Bei einigen Punkten, bei denen die Beweislast erdrückend erscheint, räumt Jansen Schuld ein. Er habe Rezepte gestohlen und gefälscht, weil er medikamentenabhängig gewesen sei. Auch eine Unterschlagung von 88.000 Euro von einer Stiftung räumt er ein. „Ich habe gut davon gelebt.“

Die Affäre deckte auch eine beispiellose Kultur des Schweigens in der Krankenhauswelt auf. Der einst renommierte Neurologe musste 2003 die Klinik in Enschede verlassen, als er beim Diebstahl von Rezepten erwischt worden war.
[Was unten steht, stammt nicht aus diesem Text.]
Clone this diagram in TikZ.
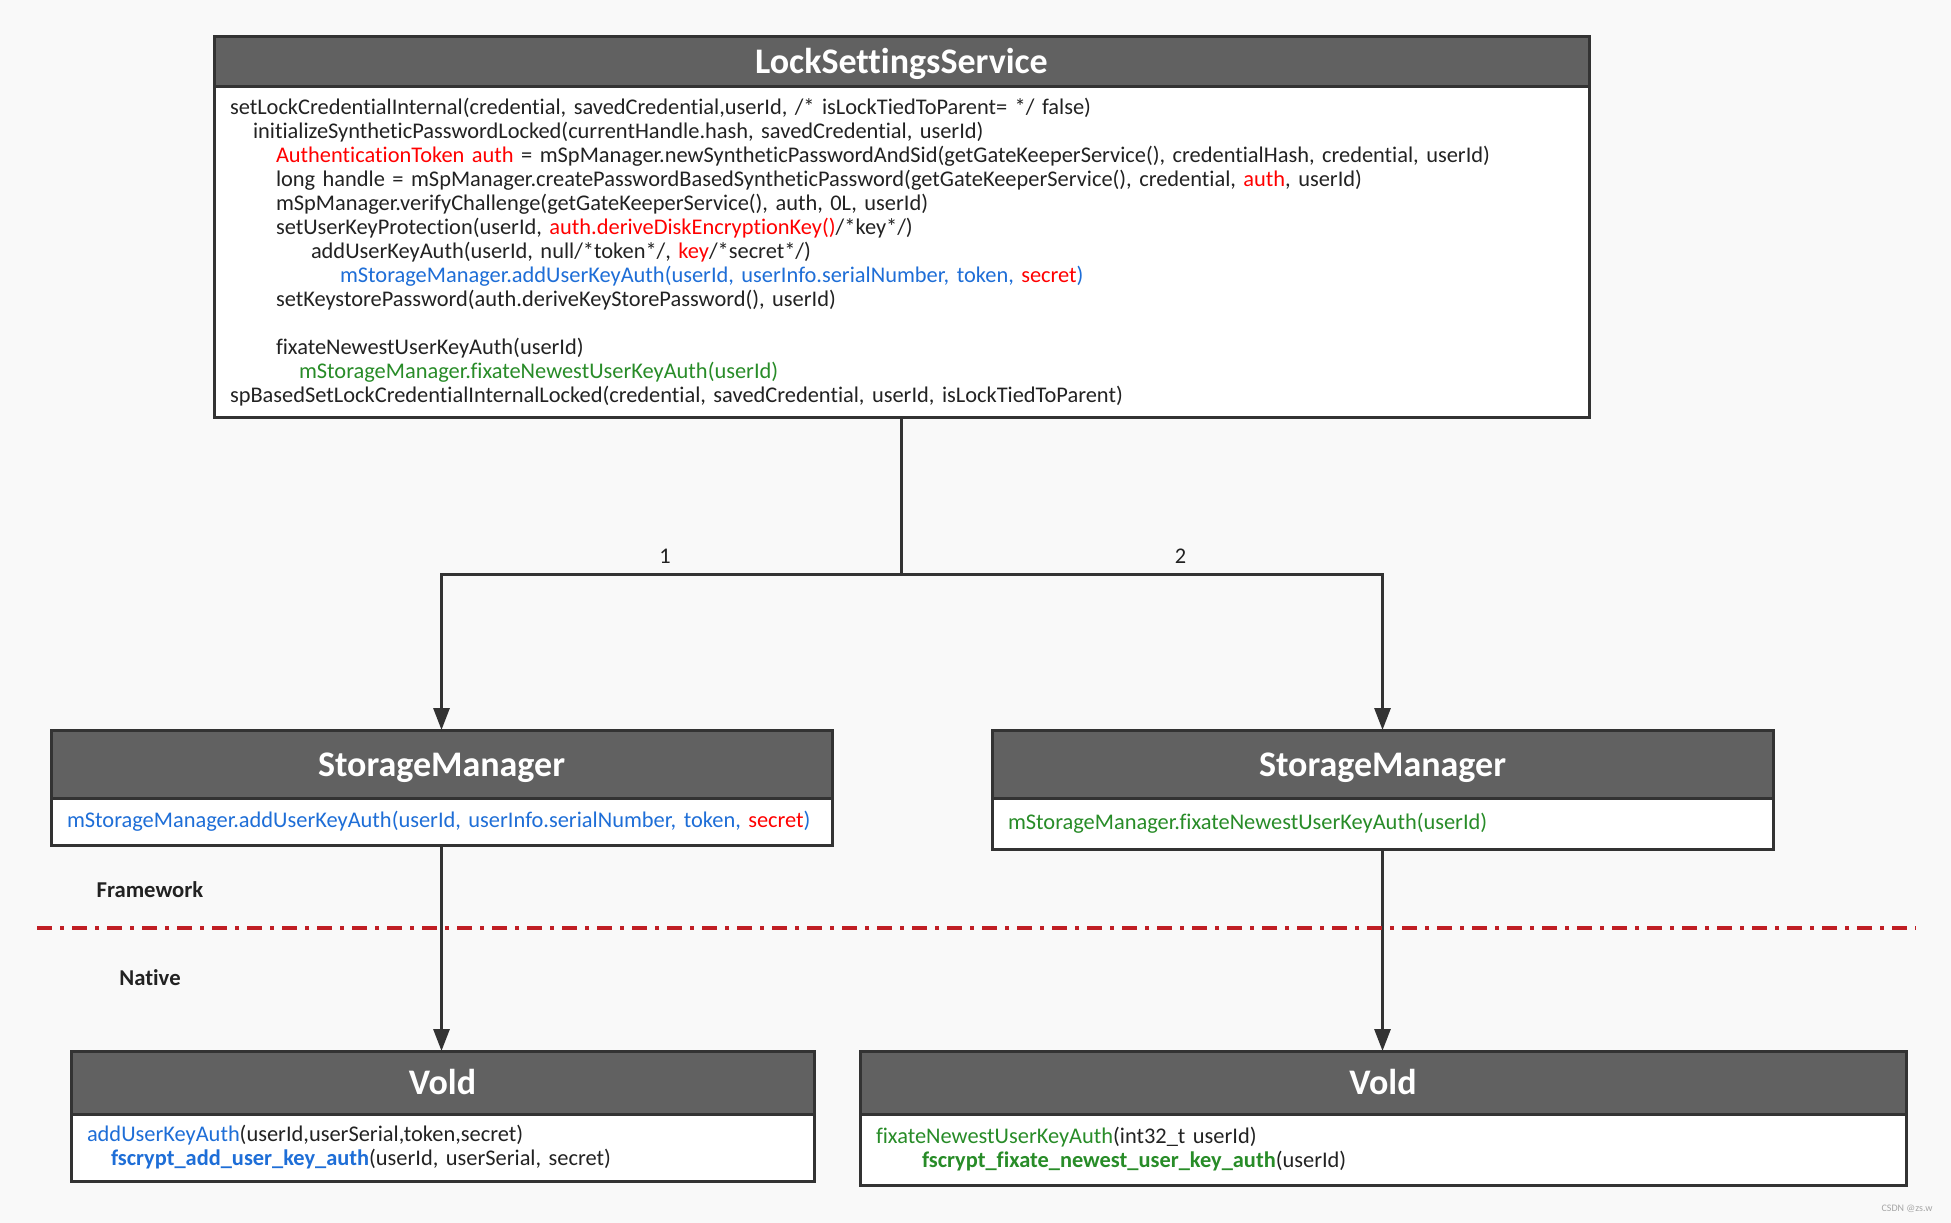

Kurz danach sprachen Kollegen bereits von Fehldiagnosen. Seit 2005 meldeten sich 220 Ex-Patienten, 80 sollen bereits entschädigt worden sein.

Anklage erst unter Druck der Öffentlichkeit

Doch erst 2009 leitete die Staatsanwaltschaft unter zunehmendem Druck der Öffentlichkeit Ermittlungen ein – und auch das Krankenhaus startete eine Untersuchung.

Die Gesundheitsbehörde zwang ihn, sich aus dem niederländischen Ärzteregister streichen zu lassen. Dafür verzichtete sie auf ein Disziplinarverfahren. Daher konnte Jansen bis Ende 2012 ungestört weiter praktizieren - in Deutschland. Warum auch nicht?, fragte er jetzt erstaunt. „Ich bin doch nicht verurteilt. Ich sah meine Qualitäten.“

Im Februar soll sich sein Schicksal entscheiden: Dann will das Gericht in Almelo sein Urteil fällen. Bei einem Schuldspruch droht Jansen eine Gefängnisstrafe von bis zu zwölf Jahren.